## Prompt
Spot each line in the records below where the word "this" occurs, then copy it.

## Listed entries
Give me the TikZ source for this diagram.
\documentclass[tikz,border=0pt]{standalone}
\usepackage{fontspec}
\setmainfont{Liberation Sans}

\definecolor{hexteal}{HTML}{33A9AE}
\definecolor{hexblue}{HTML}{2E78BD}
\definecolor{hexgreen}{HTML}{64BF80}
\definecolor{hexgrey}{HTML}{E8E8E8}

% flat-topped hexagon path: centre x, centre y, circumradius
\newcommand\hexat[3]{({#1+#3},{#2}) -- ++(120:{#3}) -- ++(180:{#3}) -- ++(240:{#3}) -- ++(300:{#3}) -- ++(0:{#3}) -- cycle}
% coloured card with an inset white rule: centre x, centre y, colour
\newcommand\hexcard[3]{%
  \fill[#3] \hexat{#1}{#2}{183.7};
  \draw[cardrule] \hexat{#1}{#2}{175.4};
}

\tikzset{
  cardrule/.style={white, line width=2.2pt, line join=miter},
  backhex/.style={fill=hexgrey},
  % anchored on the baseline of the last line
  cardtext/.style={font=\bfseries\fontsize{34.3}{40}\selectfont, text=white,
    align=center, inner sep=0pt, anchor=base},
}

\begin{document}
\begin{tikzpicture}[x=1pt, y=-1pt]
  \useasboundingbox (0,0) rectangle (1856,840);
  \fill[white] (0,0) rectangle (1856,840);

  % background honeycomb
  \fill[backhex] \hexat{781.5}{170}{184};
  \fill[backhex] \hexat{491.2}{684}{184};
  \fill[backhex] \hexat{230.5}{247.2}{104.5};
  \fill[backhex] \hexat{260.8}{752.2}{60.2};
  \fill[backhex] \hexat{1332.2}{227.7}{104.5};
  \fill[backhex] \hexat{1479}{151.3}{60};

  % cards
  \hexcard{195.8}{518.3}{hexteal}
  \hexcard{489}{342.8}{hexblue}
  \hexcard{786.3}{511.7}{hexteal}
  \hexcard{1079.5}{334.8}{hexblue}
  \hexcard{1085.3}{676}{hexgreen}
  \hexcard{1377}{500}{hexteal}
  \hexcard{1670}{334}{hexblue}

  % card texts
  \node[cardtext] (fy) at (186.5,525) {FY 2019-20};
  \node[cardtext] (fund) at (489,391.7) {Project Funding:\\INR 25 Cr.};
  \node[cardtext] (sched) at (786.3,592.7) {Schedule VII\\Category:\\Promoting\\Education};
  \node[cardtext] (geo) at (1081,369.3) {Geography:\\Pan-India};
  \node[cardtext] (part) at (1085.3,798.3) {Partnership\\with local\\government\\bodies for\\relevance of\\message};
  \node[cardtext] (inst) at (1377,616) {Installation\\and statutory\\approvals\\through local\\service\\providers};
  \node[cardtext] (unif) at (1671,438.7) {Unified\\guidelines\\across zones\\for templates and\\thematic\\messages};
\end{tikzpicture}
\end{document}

---

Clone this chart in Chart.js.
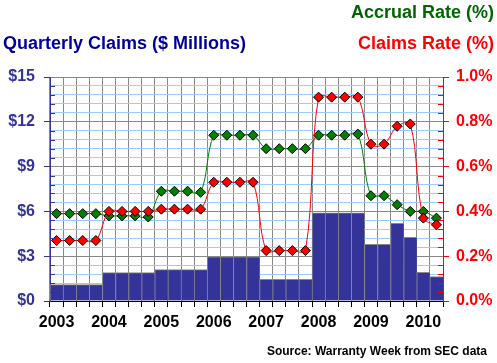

## Worked answer
Give me the TikZ source for this diagram.
Clone this chart in Chart.js.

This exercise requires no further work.